One day in the Relay Cycle…
(Relay No. 1) Landscapes
Each morning at 8am Relay will the physical journey from one town to the next. The roughly marathon distance will be approached as a duathlon—a run out of town, cycling the longer stretch between, followed by a run into the next town. The Relay Coach and support van will keep close contact with the runners and cyclists for navigation and safety.
Athletes will “gather the landscape” making observations with their senses as well as with GPS body cameras mounted to their torsos. This landscape data will be used in mapping analyis by the Water Institute of the Gulf as well as shared at the storytelling event held in each town upon Relay's arrival.
(Relay No. 2) Voices
Each afternoon Relay researchers will begin a relay of information. Through one-on-one interactions with six local residents in the arrival town, Relay will “gather the voices” of that community. For several hours that day, the local hosts will invite researchers to observe their everyday lives, witnessing how they are moved by the environment around them and the issues and concerns they face each day. Researchers may find opportunities to participate in activities that are a part of their local host’s day, as well as enter into conversation about general and specific topics.
The intention behind using this embedded method is to truly place the voice, or story, of the individual in the location they are in, and to get passed the programmed narratives we all tell. By building familiarity and relationships through art, Artistic Director Victoria Bradford Styrbicki believes you can create a greater opportunity to affect change and make an impact.

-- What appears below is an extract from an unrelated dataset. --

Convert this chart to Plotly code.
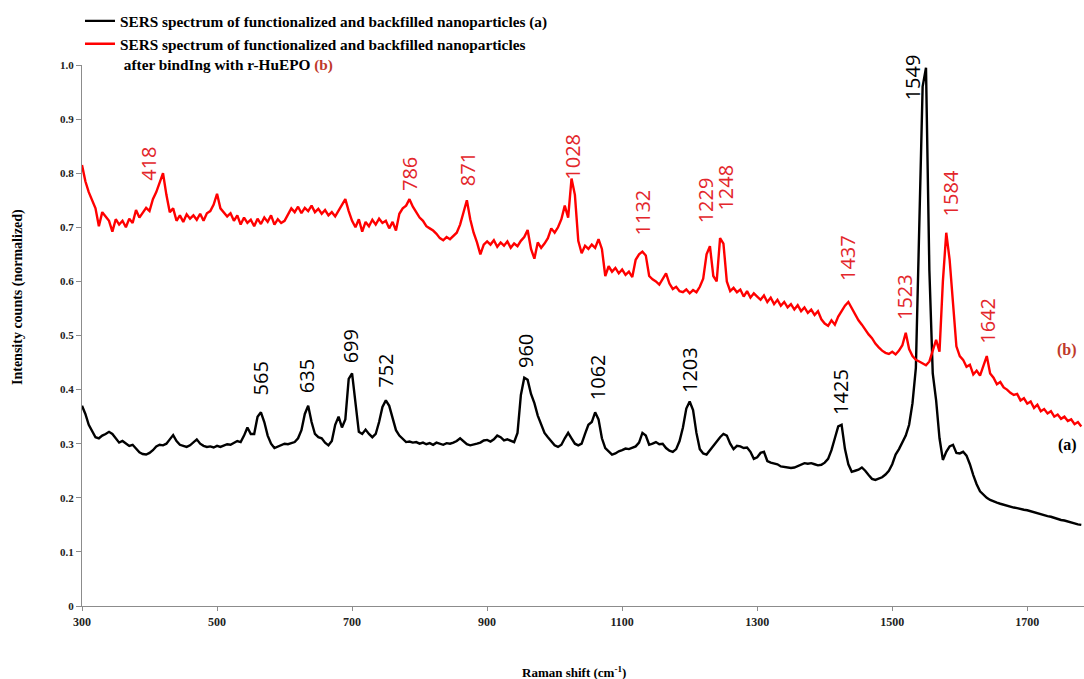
import plotly.graph_objects as go

# Raman shift grid (cm-1), step 5
raman_shift = list(range(300, 1781, 5))

# Spectrum (a): functionalized and backfilled nanoparticles
spec_a = [
    0.370, 0.355, 0.335, 0.322, 0.312, 0.310, 0.315, 0.318, 0.322, 0.318,  # 300
    0.310, 0.302, 0.305, 0.300, 0.296, 0.298, 0.290, 0.284, 0.281, 0.280,  # 350
    0.283, 0.288, 0.295, 0.298, 0.297, 0.300, 0.308, 0.316, 0.305, 0.298,  # 400
    0.296, 0.294, 0.297, 0.302, 0.308, 0.300, 0.296, 0.294, 0.295, 0.293,  # 450
    0.296, 0.294, 0.297, 0.299, 0.298, 0.302, 0.305, 0.303, 0.315, 0.330,  # 500
    0.318, 0.318, 0.350, 0.358, 0.340, 0.315, 0.300, 0.292, 0.295, 0.298,  # 550
    0.300, 0.299, 0.301, 0.303, 0.310, 0.325, 0.355, 0.370, 0.340, 0.318,  # 600
    0.312, 0.310, 0.302, 0.297, 0.305, 0.335, 0.350, 0.330, 0.345, 0.420,  # 650
    0.430, 0.370, 0.322, 0.318, 0.326, 0.318, 0.312, 0.318, 0.340, 0.368,  # 700
    0.380, 0.370, 0.345, 0.325, 0.315, 0.308, 0.303, 0.304, 0.302, 0.303,  # 750
    0.300, 0.302, 0.299, 0.301, 0.298, 0.302, 0.300, 0.298, 0.301, 0.300,  # 800
    0.302, 0.305, 0.310, 0.305, 0.299, 0.297, 0.298, 0.300, 0.302, 0.306,  # 850
    0.307, 0.304, 0.308, 0.315, 0.312, 0.306, 0.308, 0.305, 0.303, 0.320,  # 900
    0.390, 0.422, 0.418, 0.392, 0.375, 0.352, 0.335, 0.320, 0.312, 0.305,  # 950
    0.297, 0.294, 0.298, 0.310, 0.320, 0.310, 0.300, 0.297, 0.300, 0.318,  # 1000
    0.335, 0.340, 0.358, 0.345, 0.310, 0.292, 0.285, 0.280, 0.282, 0.286,  # 1050
    0.288, 0.291, 0.290, 0.293, 0.295, 0.302, 0.320, 0.315, 0.298, 0.300,  # 1100
    0.303, 0.299, 0.300, 0.292, 0.287, 0.285, 0.290, 0.305, 0.330, 0.365,  # 1150
    0.378, 0.362, 0.320, 0.290, 0.282, 0.280, 0.288, 0.298, 0.305, 0.312,  # 1200
    0.318, 0.315, 0.300, 0.290, 0.296, 0.295, 0.292, 0.293, 0.285, 0.272,  # 1250
    0.275, 0.283, 0.285, 0.268, 0.265, 0.264, 0.262, 0.258, 0.257, 0.255,  # 1300
    0.255, 0.256, 0.259, 0.262, 0.264, 0.263, 0.264, 0.262, 0.260, 0.261,  # 1350
    0.265, 0.272, 0.288, 0.310, 0.332, 0.335, 0.290, 0.262, 0.248, 0.250,  # 1400
    0.252, 0.256, 0.250, 0.242, 0.235, 0.233, 0.235, 0.238, 0.243, 0.250,  # 1450
    0.262, 0.280, 0.290, 0.302, 0.315, 0.335, 0.375, 0.440, 0.700, 0.960,  # 1500
    0.995, 0.620, 0.430, 0.380, 0.310, 0.270, 0.285, 0.295, 0.298, 0.283,  # 1550
    0.282, 0.285, 0.278, 0.262, 0.242, 0.225, 0.212, 0.205, 0.200, 0.196,  # 1600
    0.193, 0.191, 0.189, 0.187, 0.186, 0.184, 0.182, 0.181, 0.179, 0.178,  # 1650
    0.177, 0.175, 0.174, 0.172, 0.170, 0.168, 0.166, 0.165, 0.163, 0.160,  # 1700
    0.159, 0.158, 0.156, 0.155, 0.153, 0.151, 0.150,                       # 1750
]

# Spectrum (b): after binding with r-HuEPO
spec_b = [
    0.815, 0.785, 0.765, 0.748, 0.735, 0.702, 0.728, 0.720, 0.712, 0.692,  # 300
    0.715, 0.705, 0.712, 0.700, 0.716, 0.708, 0.732, 0.718, 0.728, 0.736,  # 350
    0.730, 0.752, 0.765, 0.782, 0.800, 0.760, 0.728, 0.735, 0.712, 0.722,  # 400
    0.710, 0.724, 0.716, 0.722, 0.714, 0.725, 0.712, 0.726, 0.730, 0.742,  # 450
    0.762, 0.735, 0.728, 0.720, 0.726, 0.712, 0.722, 0.705, 0.718, 0.708,  # 500
    0.714, 0.702, 0.716, 0.706, 0.718, 0.710, 0.722, 0.705, 0.715, 0.708,  # 550
    0.712, 0.725, 0.735, 0.728, 0.738, 0.726, 0.736, 0.730, 0.740, 0.728,  # 600
    0.734, 0.725, 0.732, 0.722, 0.728, 0.720, 0.730, 0.742, 0.752, 0.730,  # 650
    0.712, 0.700, 0.715, 0.692, 0.710, 0.702, 0.714, 0.705, 0.716, 0.708,  # 700
    0.712, 0.698, 0.710, 0.694, 0.725, 0.735, 0.740, 0.752, 0.738, 0.728,  # 750
    0.718, 0.712, 0.702, 0.698, 0.694, 0.688, 0.680, 0.676, 0.682, 0.678,  # 800
    0.684, 0.690, 0.705, 0.730, 0.750, 0.715, 0.690, 0.672, 0.650, 0.668,  # 850
    0.674, 0.668, 0.676, 0.664, 0.672, 0.666, 0.674, 0.662, 0.670, 0.665,  # 900
    0.675, 0.682, 0.695, 0.660, 0.642, 0.672, 0.662, 0.670, 0.680, 0.698,  # 950
    0.690, 0.700, 0.715, 0.740, 0.718, 0.790, 0.760, 0.675, 0.652, 0.666,  # 1000
    0.660, 0.668, 0.662, 0.678, 0.660, 0.610, 0.628, 0.618, 0.625, 0.615,  # 1050
    0.622, 0.612, 0.618, 0.608, 0.640, 0.650, 0.655, 0.648, 0.610, 0.604,  # 1100
    0.600, 0.594, 0.605, 0.615, 0.596, 0.586, 0.590, 0.582, 0.580, 0.585,  # 1150
    0.578, 0.584, 0.580, 0.590, 0.605, 0.650, 0.665, 0.610, 0.600, 0.680,  # 1200
    0.670, 0.600, 0.582, 0.588, 0.580, 0.585, 0.572, 0.582, 0.570, 0.578,  # 1250
    0.572, 0.566, 0.574, 0.562, 0.570, 0.558, 0.566, 0.555, 0.562, 0.552,  # 1300
    0.558, 0.548, 0.556, 0.545, 0.552, 0.542, 0.548, 0.538, 0.545, 0.530,  # 1350
    0.522, 0.518, 0.528, 0.520, 0.535, 0.545, 0.555, 0.562, 0.550, 0.540,  # 1400
    0.528, 0.520, 0.510, 0.502, 0.495, 0.485, 0.478, 0.472, 0.468, 0.466,  # 1450
    0.470, 0.465, 0.472, 0.482, 0.505, 0.475, 0.462, 0.455, 0.452, 0.448,  # 1500
    0.445, 0.452, 0.470, 0.492, 0.470, 0.600, 0.690, 0.640, 0.560, 0.480,  # 1550
    0.462, 0.455, 0.442, 0.446, 0.428, 0.435, 0.426, 0.445, 0.462, 0.430,  # 1600
    0.422, 0.410, 0.414, 0.404, 0.400, 0.394, 0.390, 0.392, 0.380, 0.384,  # 1650
    0.374, 0.378, 0.366, 0.372, 0.360, 0.364, 0.356, 0.360, 0.350, 0.354,  # 1700
    0.346, 0.350, 0.342, 0.345, 0.336, 0.340, 0.332,                       # 1750
]

# Peak labels
peaks_a_text = ["565", "635", "699", "752", "960", "1062", "1203", "1425", "1549"]
peaks_a_x = [564, 632, 697, 749, 956, 1063, 1199, 1423, 1530]
peaks_a_y = [0.386, 0.390, 0.445, 0.400, 0.436, 0.377, 0.390, 0.350, 0.930]

peaks_b_text = ["418", "786", "871", "1028", "1132", "1229", "1248", "1437", "1523", "1584", "1642"]
peaks_b_x = [399, 784, 870, 1027, 1130, 1223, 1253, 1433, 1519, 1586, 1641]
peaks_b_y = [0.782, 0.763, 0.772, 0.784, 0.682, 0.704, 0.728, 0.597, 0.525, 0.717, 0.482]

x_ticks = [300, 500, 700, 900, 1100, 1300, 1500, 1700]
y_ticks = [0, 0.1, 0.2, 0.3, 0.4, 0.5, 0.6, 0.7, 0.8, 0.9, 1.0]
y_tick_text = ["0", "0.1", "0.2", "0.3", "0.4", "0.5", "0.6", "0.7", "0.8", "0.9", "1.0"]

RED = "#ff0000"
LABEL_RED = "#e3262b"
DARK_RED = "#c0392b"
SERIF = "Liberation Serif"

fig = go.Figure()
fig.add_trace(go.Scatter(
    x=raman_shift, y=spec_a, mode="lines",
    line=dict(color="black", width=2.4),
    name="SERS spectrum of functionalized and backfilled nanoparticles (a)",
))
fig.add_trace(go.Scatter(
    x=raman_shift, y=spec_b, mode="lines",
    line=dict(color=RED, width=2.4),
    name=("SERS spectrum of functionalized and backfilled nanoparticles<br>"
          " after bindIng with r-HuEPO <span style='color:%s'>(b)</span>" % DARK_RED),
))

annotations = []
for t, xv, yv in zip(peaks_a_text, peaks_a_x, peaks_a_y):
    annotations.append(dict(x=xv, y=yv, text=t, textangle=-90, showarrow=False,
                            xanchor="center", yanchor="bottom",
                            font=dict(family="Open Sans", size=20, color="black")))
for t, xv, yv in zip(peaks_b_text, peaks_b_x, peaks_b_y):
    annotations.append(dict(x=xv, y=yv, text=t, textangle=-90, showarrow=False,
                            xanchor="center", yanchor="bottom",
                            font=dict(family="Open Sans", size=20, color=LABEL_RED)))

annotations += [
    dict(xref="paper", yref="paper", x=0.995, y=(606 - 350) / 541, text="(b)",
         showarrow=False, xanchor="right", yanchor="middle",
         font=dict(family=SERIF, size=16, color=DARK_RED, weight="bold")),
    dict(xref="paper", yref="paper", x=0.995, y=(606 - 445) / 541, text="(a)",
         showarrow=False, xanchor="right", yanchor="middle",
         font=dict(family=SERIF, size=16, color="black", weight="bold")),
    dict(xref="paper", yref="paper", x=(574 - 82) / 1002, y=-(672 - 606) / 541,
         text="Raman shift (cm<sup>-1</sup>)", showarrow=False,
         xanchor="center", yanchor="middle",
         font=dict(family=SERIF, size=13, color="black", weight="bold")),
    dict(xref="paper", yref="paper", x=-(82 - 18) / 1002, y=(606 - 297) / 541,
         text="Intensity counts (normalized)", textangle=-90, showarrow=False,
         xanchor="center", yanchor="middle",
         font=dict(family=SERIF, size=14, color="black", weight="bold")),
]

fig.update_layout(
    width=1084, height=679,
    margin=dict(l=82, r=0, t=65, b=73),
    paper_bgcolor="white", plot_bgcolor="white",
    showlegend=True,
    legend=dict(x=-0.002, y=1.112, xanchor="left", yanchor="top",
                bgcolor="rgba(0,0,0,0)", valign="top", tracegroupgap=0,
                font=dict(family=SERIF, size=15.3, color="black", weight="bold")),
    annotations=annotations,
)
fig.update_xaxes(range=[300, 1784], tickvals=x_ticks, showgrid=False, zeroline=False,
                 showline=True, linecolor="#8c8c8c", linewidth=1.2,
                 ticks="outside", ticklen=4, tickcolor="#8c8c8c",
                 tickfont=dict(family=SERIF, size=12, color="#222", weight="bold"))
fig.update_yaxes(range=[0, 1.0], tickvals=y_ticks, ticktext=y_tick_text,
                 showgrid=False, zeroline=False,
                 showline=True, linecolor="#8c8c8c", linewidth=1.2,
                 ticks="outside", ticklen=5, tickcolor="#8c8c8c",
                 tickfont=dict(family=SERIF, size=11, color="#222", weight="bold"))

fig.write_html("out.html")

As each researcher spends time with their local host, gathering their voice, the researcher will use a practice of “whole body listening” to make observations as well as using audio recorders. This story data will also be used in mapping analyis by the Water Institute of the Gulf as well as in the community storytelling events presented that day and subsequent days along the River.
(Relay No. 3) Gathering
Each evening around 6pm the Relay Team will begin a third relay within the framework of a story gathering hosted by each community, slightly different from one town to the next. As the communities are each so unique—in scale, of course, ranging in population from 200 to 600,0000, but also in culture—the urban centers of Memphis, TN and St. Louis, MO to the rural enclaves of Morganza, LA and Burlington, IA the team is working to leave behind some inherent value specific to each place. In each town a diverse group of local citizens and the Relay Team will gather, brought together by the multiple contacts that Bradford has cultivated over this past year.
The intention of the event is threefold: to “relay” to the local citizens what has been learned from upriver, to “relay” to them what was witnessed that day in their own community, and to invite them to “relay” their own stories and insights on the connectedness between what came before and what is present in their own voices and landscape.
A House Unbuilt has devised a storytelling framework to achieve these goals which includes participation from those gathered from the community. It is adaptable to different venues and spaces as well as audience sizes. In some communities, the story gathering will deviate from this structure but retain the ethos of community sharing.